Not that we should long for an Yemeni type experience of hardship, but intriguingly in that setting in which no one can talk openly about going to church, everyone talks openly about religion.
You can’t have a conversation in the country of Yemen without the topic of God coming up. It’s as if God is central to the Yemeni social imaginary. Which, of course, he is. Don’t believe me? Then get into any taxi in Australia in which the driver is from a Muslim country and see how long you can go without a conversation about God.
And that’s what makes our experience of being a Christian, publicly in Australia, a challenge in an altogether different way to what it is in the likes of Yemen.
I wouldn’t swap the Australian experience of church for the Yemeni experience of church for anything, but I might give it a second thought if, alongside it, the Yemeni social imaginary rubbed off on Australia.
In missional church history (can’t believe I am saying that!), the answer was for the church to get out to the places that the world was in and meet there instead.
So, for example, if the local remote control car club meets on Sunday morning, the church should not set up a Christian remote control car club, it should seek to be missional and join the local club instead and bring Jesus into that mix.
I’m all for not replicating activities in the wider culture with Christianised versions of the same, in the hope that non-churched people will come to our event (increasingly they won’t, if they ever did at all), but I don’t think that alternate solution has borne much fruit in the long run.

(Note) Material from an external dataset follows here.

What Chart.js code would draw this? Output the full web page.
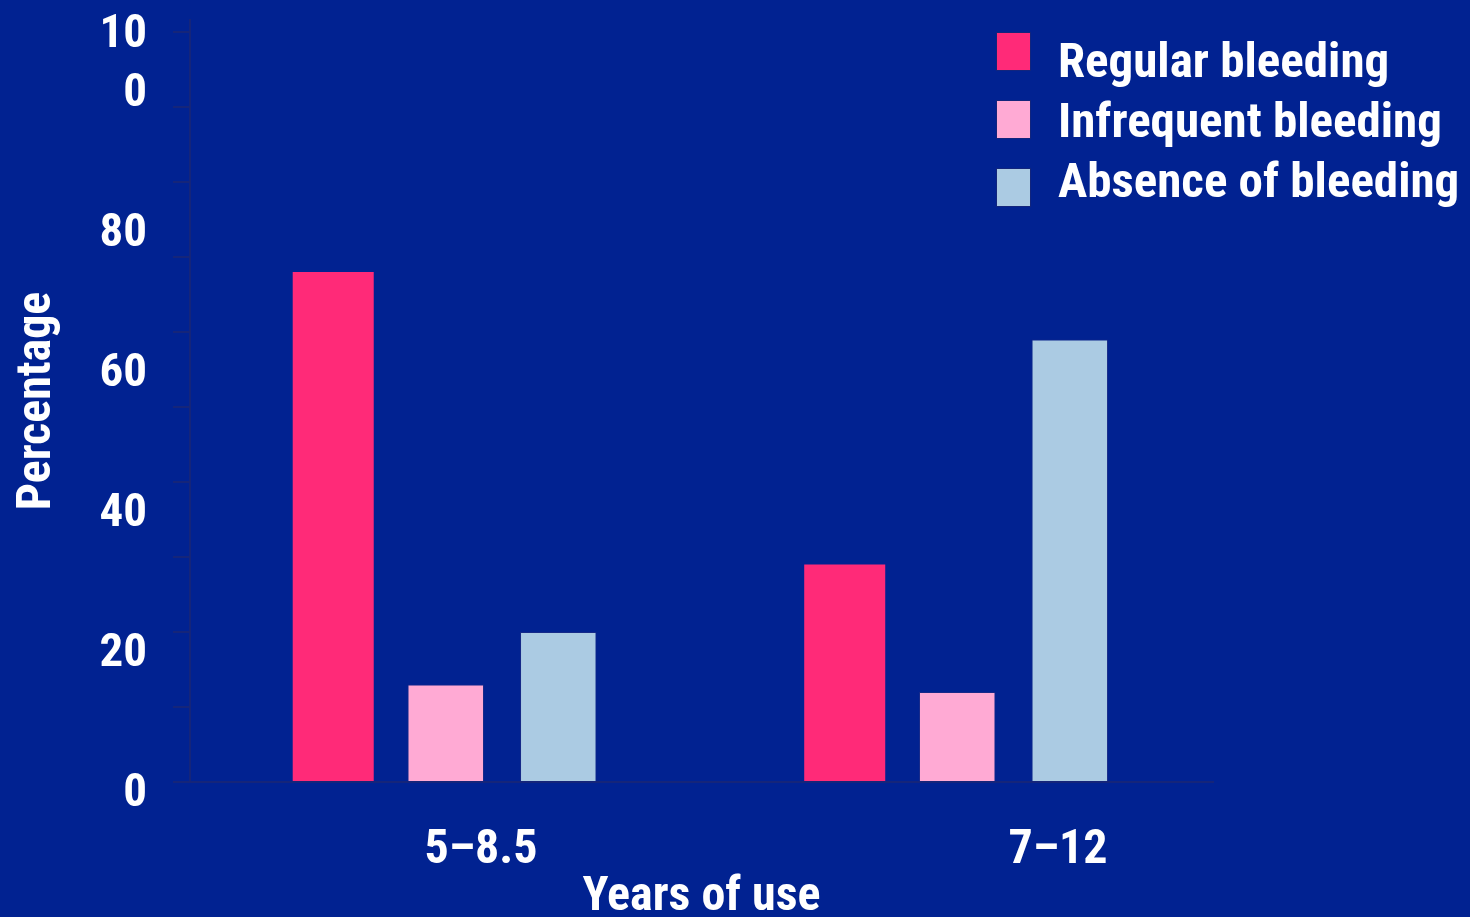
<!DOCTYPE html>
<html>
<head>
<meta charset="utf-8">
<title>Bleeding pattern by years of use</title>
<script src="https://cdn.jsdelivr.net/npm/chart.js@4.4.1/dist/chart.umd.min.js"></script>
<style>
    html, body { margin: 0; padding: 0; background: #012291; }
    .chart-wrap { position: relative; width: 1470px; height: 917px; overflow: hidden; }
    #bleedingChart { display: block; }
    .legend { position: absolute; left: 997px; top: 31px; display: flex; font-family: 'Roboto Condensed', 'Open Sans Condensed', sans-serif; font-weight: bold; font-size: 49px; color: #fff; }
    .legend-swatches { display: flex; flex-direction: column; gap: 31px; margin-top: 2px; }
    .legend-swatch { width: 33px; height: 37px; box-shadow: 0 0 0 1px rgba(30, 40, 110, 0.6); }
    .legend-labels { margin-left: 28px; line-height: 60px; white-space: nowrap; }
</style>
</head>
<body>
<div class="chart-wrap">
    <canvas id="bleedingChart" width="1470" height="917"></canvas>
    <div class="legend" id="chartLegend"></div>
</div>
<script>
const categories = ['5–8.5', '7–12'];
const seriesNames = ['Regular bleeding', 'Infrequent bleeding', 'Absence of bleeding'];
const regularBleeding = [68, 29];
const infrequentBleeding = [13, 12];
const absenceOfBleeding = [20, 59];
const seriesColors = ['#ff2a78', '#ffaad4', '#abcbe3'];
const yTickLabels = [0, 20, 40, 60, 80, 100];

const axisColor = '#15257a';
const fontFamily = "'Roboto Condensed', 'Open Sans Condensed', sans-serif";

// legend sits outside the canvas so it can hang over the right margin
function renderLegend() {
    const legend = document.getElementById('chartLegend');
    const swatches = seriesColors.map(c => `<div class="legend-swatch" style="background:${c}"></div>`).join('');
    const labels = seriesNames.map(n => `<div>${n}</div>`).join('');
    legend.innerHTML = `
        <div class="legend-swatches">${swatches}</div>
        <div class="legend-labels">${labels}</div>
    `;
}

const seriesValues = [regularBleeding, infrequentBleeding, absenceOfBleeding];
const datasets = seriesNames.map((name, i) => ({
    label: name,
    data: seriesValues[i],
    backgroundColor: seriesColors[i],
    borderColor: 'rgba(40, 50, 130, 0.55)',
    borderWidth: i === 0 ? 0 : 1,
    barPercentage: i === 0 ? 0.72 : 0.68,
    categoryPercentage: 0.66,
    xAxisID: 'x',
    yAxisID: 'y'
}));

new Chart(document.getElementById('bleedingChart'), {
    type: 'bar',
    data: { labels: categories, datasets: datasets },
    options: {
        responsive: false,
        animation: false,
        layout: { padding: { top: 20, right: 257, left: 0, bottom: 0 } },
        plugins: {
            legend: { display: false },
            tooltip: { enabled: false }
        },
        scales: {
            x: {
                type: 'category',
                position: 'bottom',
                offset: true,
                weight: 0,
                grid: { display: false, drawTicks: false },
                ticks: { display: false },
                border: { display: true, color: axisColor, width: 2 }
            },
            // category names are set on their own scale, drifting right of the bar groups
            xLabels: {
                type: 'linear',
                position: 'bottom',
                weight: 1,
                offset: false,
                min: -0.5043,
                max: 1.2686,
                afterBuildTicks: axis => { axis.ticks = categories.map((c, i) => ({ value: i })); },
                afterFit: axis => { axis.height = 135; },
                grid: { display: false, drawTicks: false, offset: false },
                border: { display: false },
                ticks: {
                    autoSkip: false,
                    maxRotation: 0,
                    padding: 40,
                    color: '#ffffff',
                    font: { family: fontFamily, size: 48, weight: 'bold', lineHeight: 1.2 },
                    callback: value => categories[value]
                },
                title: {
                    display: true,
                    text: 'Years of use',
                    color: '#ffffff',
                    padding: { top: 0, bottom: -5 },
                    font: { family: fontFamily, size: 48, weight: 'bold', lineHeight: 1 }
                }
            },
            y: {
                position: 'left',
                weight: 0,
                min: 0,
                max: 101.6,
                grid: { drawOnChartArea: false, drawTicks: true, tickLength: 17, color: axisColor, lineWidth: 2 },
                border: { display: true, color: axisColor, width: 2 },
                ticks: { display: false, stepSize: 10, includeBounds: false }
            },
            // tick numbers are spaced a little wider than the tick marks
            yLabels: {
                type: 'linear',
                position: 'left',
                weight: 1,
                min: 8 / 7,
                max: 110,
                afterBuildTicks: axis => { axis.ticks = yTickLabels.map(v => ({ value: v })); },
                afterFit: axis => {
                    axis.width = 173;
                    axis.paddingTop = 0;
                    axis.paddingBottom = 0;
                },
                grid: { display: false, drawTicks: false },
                border: { display: false },
                ticks: {
                    autoSkip: false,
                    padding: 26,
                    labelOffset: 4,
                    color: '#ffffff',
                    font: { family: fontFamily, size: 47, weight: 'bold', lineHeight: 1.24 },
                    callback: value => value === 100 ? ['10', '0', ''] : String(value)
                },
                title: {
                    display: true,
                    text: 'Percentage',
                    color: '#ffffff',
                    padding: { top: 14, bottom: 0 },
                    font: { family: fontFamily, size: 48, weight: 'bold', lineHeight: 1 }
                }
            }
        }
    }
});

renderLegend();
</script>
</body>
</html>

And part of the reason why it hasn’t worked is the sheer enervating manner in which the secular frame grinds down the social imaginary of the gospel and replaces it with the modern godless imaginary, that is deeply individualistic and hostile to the challenge of the values of alternate social imaginary such as the church.
I’m with Jamie Smith; the liturgies we practice shape what we love, and in these times, the gathering together on a regular basis with the people of God, over and against other activities that are running concurrently, is by its very nature a challenge to the modern social imaginary and its past-times, and it both shapes and confirms what we love.
Such a practice also equips us to live individually in the world in such a way that we can critique and challenge the modern social imaginary as we face it.
Our goal should not be to normalise church in order that a conversation about it in the office goes down as smooth as a conversation about football. In that sense all we have done is domesticate what we are doing, allowing it to assume its place in the subculture of things we get up to on the weekend.
Our aim should not be to normalise church as if it were our version of a sport event that runs parallel to footy, and is just as threatening as footy to our lifestyle. Here we were thinking that sport could be sport, when all along, as the Israel Folau incident has shown, it has become so much more. It is a vehicle to shape and direct our lives and loves far beyond a yellow oval shaped, or white spherical, ball.
Our aim is to refuse to domesticate church, to ensure it remains angular, and even slightly weird, in the face of what the culture values. To live in such a way that your social imaginary looks and smells different to everyone else’s.
To ensure that if someone is longing for water that quenches their thirst, they will sidle up to us and say “Pssst, what’s your secret?”, and you explain to them why three car rides, a secret location and a pack of Yemeni wild camels could not drag you away from meeting with the King every Sunday, in footy season and out of footy season.